Code that draws figures

————

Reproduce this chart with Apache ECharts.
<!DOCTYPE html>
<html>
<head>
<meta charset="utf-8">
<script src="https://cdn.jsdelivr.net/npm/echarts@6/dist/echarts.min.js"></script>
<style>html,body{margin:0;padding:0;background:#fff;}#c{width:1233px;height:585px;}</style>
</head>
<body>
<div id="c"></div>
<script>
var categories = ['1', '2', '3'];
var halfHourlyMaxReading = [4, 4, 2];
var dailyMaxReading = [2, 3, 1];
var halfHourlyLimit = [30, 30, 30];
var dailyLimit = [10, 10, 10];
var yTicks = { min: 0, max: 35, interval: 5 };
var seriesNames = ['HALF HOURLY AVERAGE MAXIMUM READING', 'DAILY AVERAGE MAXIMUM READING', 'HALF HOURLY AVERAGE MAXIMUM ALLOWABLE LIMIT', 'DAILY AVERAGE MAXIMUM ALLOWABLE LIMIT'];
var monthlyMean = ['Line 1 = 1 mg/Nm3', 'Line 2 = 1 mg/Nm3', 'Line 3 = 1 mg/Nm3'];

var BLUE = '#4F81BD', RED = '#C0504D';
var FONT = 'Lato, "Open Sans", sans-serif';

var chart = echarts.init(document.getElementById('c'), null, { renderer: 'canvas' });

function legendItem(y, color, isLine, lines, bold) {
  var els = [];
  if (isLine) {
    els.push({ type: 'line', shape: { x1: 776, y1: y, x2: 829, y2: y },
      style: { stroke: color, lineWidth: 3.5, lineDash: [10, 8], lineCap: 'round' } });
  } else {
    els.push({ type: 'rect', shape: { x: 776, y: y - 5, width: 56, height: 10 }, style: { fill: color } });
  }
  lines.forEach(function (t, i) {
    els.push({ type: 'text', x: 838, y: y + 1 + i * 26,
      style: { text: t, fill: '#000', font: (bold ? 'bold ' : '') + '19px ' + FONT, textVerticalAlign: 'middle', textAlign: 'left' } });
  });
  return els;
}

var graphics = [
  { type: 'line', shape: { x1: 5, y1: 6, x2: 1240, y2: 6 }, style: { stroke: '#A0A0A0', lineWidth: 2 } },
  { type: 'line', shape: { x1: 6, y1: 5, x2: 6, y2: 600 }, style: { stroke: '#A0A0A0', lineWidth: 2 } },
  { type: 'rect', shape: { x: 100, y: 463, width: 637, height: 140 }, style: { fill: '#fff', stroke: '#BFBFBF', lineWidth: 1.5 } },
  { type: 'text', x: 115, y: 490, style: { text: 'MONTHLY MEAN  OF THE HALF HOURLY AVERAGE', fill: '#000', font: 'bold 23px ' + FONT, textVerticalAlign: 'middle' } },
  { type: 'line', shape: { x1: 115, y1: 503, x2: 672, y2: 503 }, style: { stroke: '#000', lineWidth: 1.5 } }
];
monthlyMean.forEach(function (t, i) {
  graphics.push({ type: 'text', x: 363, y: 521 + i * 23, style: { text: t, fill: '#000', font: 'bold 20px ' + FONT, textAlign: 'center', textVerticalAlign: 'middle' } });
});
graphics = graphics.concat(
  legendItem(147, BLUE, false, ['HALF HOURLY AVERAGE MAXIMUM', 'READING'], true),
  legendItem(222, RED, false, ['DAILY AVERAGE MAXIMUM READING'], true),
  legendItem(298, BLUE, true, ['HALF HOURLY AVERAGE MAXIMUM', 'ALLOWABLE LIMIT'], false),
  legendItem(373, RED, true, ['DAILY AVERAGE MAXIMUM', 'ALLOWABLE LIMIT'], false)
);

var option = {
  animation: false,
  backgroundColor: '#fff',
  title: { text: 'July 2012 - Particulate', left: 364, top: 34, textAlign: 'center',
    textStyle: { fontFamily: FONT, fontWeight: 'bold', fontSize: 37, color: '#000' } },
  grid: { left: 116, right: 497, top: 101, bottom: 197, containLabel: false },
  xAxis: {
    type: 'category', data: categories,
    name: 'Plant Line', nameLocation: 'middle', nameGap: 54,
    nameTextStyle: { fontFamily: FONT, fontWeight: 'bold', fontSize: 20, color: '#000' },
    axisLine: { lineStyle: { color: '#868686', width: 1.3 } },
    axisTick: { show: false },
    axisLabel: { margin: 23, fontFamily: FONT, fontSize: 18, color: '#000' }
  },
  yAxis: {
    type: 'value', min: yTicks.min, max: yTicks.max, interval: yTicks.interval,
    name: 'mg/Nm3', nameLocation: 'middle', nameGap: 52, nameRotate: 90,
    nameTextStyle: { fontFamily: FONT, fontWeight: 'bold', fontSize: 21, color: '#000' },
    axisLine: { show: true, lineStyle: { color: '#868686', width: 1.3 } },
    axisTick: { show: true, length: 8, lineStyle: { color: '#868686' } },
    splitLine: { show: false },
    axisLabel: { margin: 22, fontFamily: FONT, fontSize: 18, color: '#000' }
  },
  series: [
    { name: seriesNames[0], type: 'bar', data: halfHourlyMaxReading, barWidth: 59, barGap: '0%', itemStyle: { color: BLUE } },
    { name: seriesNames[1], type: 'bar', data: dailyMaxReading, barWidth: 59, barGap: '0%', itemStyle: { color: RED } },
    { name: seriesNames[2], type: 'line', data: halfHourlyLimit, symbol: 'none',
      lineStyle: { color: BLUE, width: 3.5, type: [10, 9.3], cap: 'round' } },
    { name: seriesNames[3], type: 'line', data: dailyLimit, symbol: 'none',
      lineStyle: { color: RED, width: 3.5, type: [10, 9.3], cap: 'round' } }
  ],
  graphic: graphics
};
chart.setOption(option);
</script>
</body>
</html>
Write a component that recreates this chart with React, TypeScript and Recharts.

————

Directions for this task -> Print out the whole listing exactly as it appears.

Task answer ->
Reproduce this chart with Apache ECharts.
<!DOCTYPE html>
<html>
<head>
<meta charset="utf-8">
<script src="https://cdn.jsdelivr.net/npm/echarts@6/dist/echarts.min.js"></script>
<style>html,body{margin:0;padding:0;background:#fff;}#c{width:1233px;height:585px;}</style>
</head>
<body>
<div id="c"></div>
<script>
var categories = ['1', '2', '3'];
var halfHourlyMaxReading = [4, 4, 2];
var dailyMaxReading = [2, 3, 1];
var halfHourlyLimit = [30, 30, 30];
var dailyLimit = [10, 10, 10];
var yTicks = { min: 0, max: 35, interval: 5 };
var seriesNames = ['HALF HOURLY AVERAGE MAXIMUM READING', 'DAILY AVERAGE MAXIMUM READING', 'HALF HOURLY AVERAGE MAXIMUM ALLOWABLE LIMIT', 'DAILY AVERAGE MAXIMUM ALLOWABLE LIMIT'];
var monthlyMean = ['Line 1 = 1 mg/Nm3', 'Line 2 = 1 mg/Nm3', 'Line 3 = 1 mg/Nm3'];

var BLUE = '#4F81BD', RED = '#C0504D';
var FONT = 'Lato, "Open Sans", sans-serif';

var chart = echarts.init(document.getElementById('c'), null, { renderer: 'canvas' });

function legendItem(y, color, isLine, lines, bold) {
  var els = [];
  if (isLine) {
    els.push({ type: 'line', shape: { x1: 776, y1: y, x2: 829, y2: y },
      style: { stroke: color, lineWidth: 3.5, lineDash: [10, 8], lineCap: 'round' } });
  } else {
    els.push({ type: 'rect', shape: { x: 776, y: y - 5, width: 56, height: 10 }, style: { fill: color } });
  }
  lines.forEach(function (t, i) {
    els.push({ type: 'text', x: 838, y: y + 1 + i * 26,
      style: { text: t, fill: '#000', font: (bold ? 'bold ' : '') + '19px ' + FONT, textVerticalAlign: 'middle', textAlign: 'left' } });
  });
  return els;
}

var graphics = [
  { type: 'line', shape: { x1: 5, y1: 6, x2: 1240, y2: 6 }, style: { stroke: '#A0A0A0', lineWidth: 2 } },
  { type: 'line', shape: { x1: 6, y1: 5, x2: 6, y2: 600 }, style: { stroke: '#A0A0A0', lineWidth: 2 } },
  { type: 'rect', shape: { x: 100, y: 463, width: 637, height: 140 }, style: { fill: '#fff', stroke: '#BFBFBF', lineWidth: 1.5 } },
  { type: 'text', x: 115, y: 490, style: { text: 'MONTHLY MEAN  OF THE HALF HOURLY AVERAGE', fill: '#000', font: 'bold 23px ' + FONT, textVerticalAlign: 'middle' } },
  { type: 'line', shape: { x1: 115, y1: 503, x2: 672, y2: 503 }, style: { stroke: '#000', lineWidth: 1.5 } }
];
monthlyMean.forEach(function (t, i) {
  graphics.push({ type: 'text', x: 363, y: 521 + i * 23, style: { text: t, fill: '#000', font: 'bold 20px ' + FONT, textAlign: 'center', textVerticalAlign: 'middle' } });
});
graphics = graphics.concat(
  legendItem(147, BLUE, false, ['HALF HOURLY AVERAGE MAXIMUM', 'READING'], true),
  legendItem(222, RED, false, ['DAILY AVERAGE MAXIMUM READING'], true),
  legendItem(298, BLUE, true, ['HALF HOURLY AVERAGE MAXIMUM', 'ALLOWABLE LIMIT'], false),
  legendItem(373, RED, true, ['DAILY AVERAGE MAXIMUM', 'ALLOWABLE LIMIT'], false)
);

var option = {
  animation: false,
  backgroundColor: '#fff',
  title: { text: 'July 2012 - Particulate', left: 364, top: 34, textAlign: 'center',
    textStyle: { fontFamily: FONT, fontWeight: 'bold', fontSize: 37, color: '#000' } },
  grid: { left: 116, right: 497, top: 101, bottom: 197, containLabel: false },
  xAxis: {
    type: 'category', data: categories,
    name: 'Plant Line', nameLocation: 'middle', nameGap: 54,
    nameTextStyle: { fontFamily: FONT, fontWeight: 'bold', fontSize: 20, color: '#000' },
    axisLine: { lineStyle: { color: '#868686', width: 1.3 } },
    axisTick: { show: false },
    axisLabel: { margin: 23, fontFamily: FONT, fontSize: 18, color: '#000' }
  },
  yAxis: {
    type: 'value', min: yTicks.min, max: yTicks.max, interval: yTicks.interval,
    name: 'mg/Nm3', nameLocation: 'middle', nameGap: 52, nameRotate: 90,
    nameTextStyle: { fontFamily: FONT, fontWeight: 'bold', fontSize: 21, color: '#000' },
    axisLine: { show: true, lineStyle: { color: '#868686', width: 1.3 } },
    axisTick: { show: true, length: 8, lineStyle: { color: '#868686' } },
    splitLine: { show: false },
    axisLabel: { margin: 22, fontFamily: FONT, fontSize: 18, color: '#000' }
  },
  series: [
    { name: seriesNames[0], type: 'bar', data: halfHourlyMaxReading, barWidth: 59, barGap: '0%', itemStyle: { color: BLUE } },
    { name: seriesNames[1], type: 'bar', data: dailyMaxReading, barWidth: 59, barGap: '0%', itemStyle: { color: RED } },
    { name: seriesNames[2], type: 'line', data: halfHourlyLimit, symbol: 'none',
      lineStyle: { color: BLUE, width: 3.5, type: [10, 9.3], cap: 'round' } },
    { name: seriesNames[3], type: 'line', data: dailyLimit, symbol: 'none',
      lineStyle: { color: RED, width: 3.5, type: [10, 9.3], cap: 'round' } }
  ],
  graphic: graphics
};
chart.setOption(option);
</script>
</body>
</html>
Write a component that recreates this chart with React, TypeScript and Recharts.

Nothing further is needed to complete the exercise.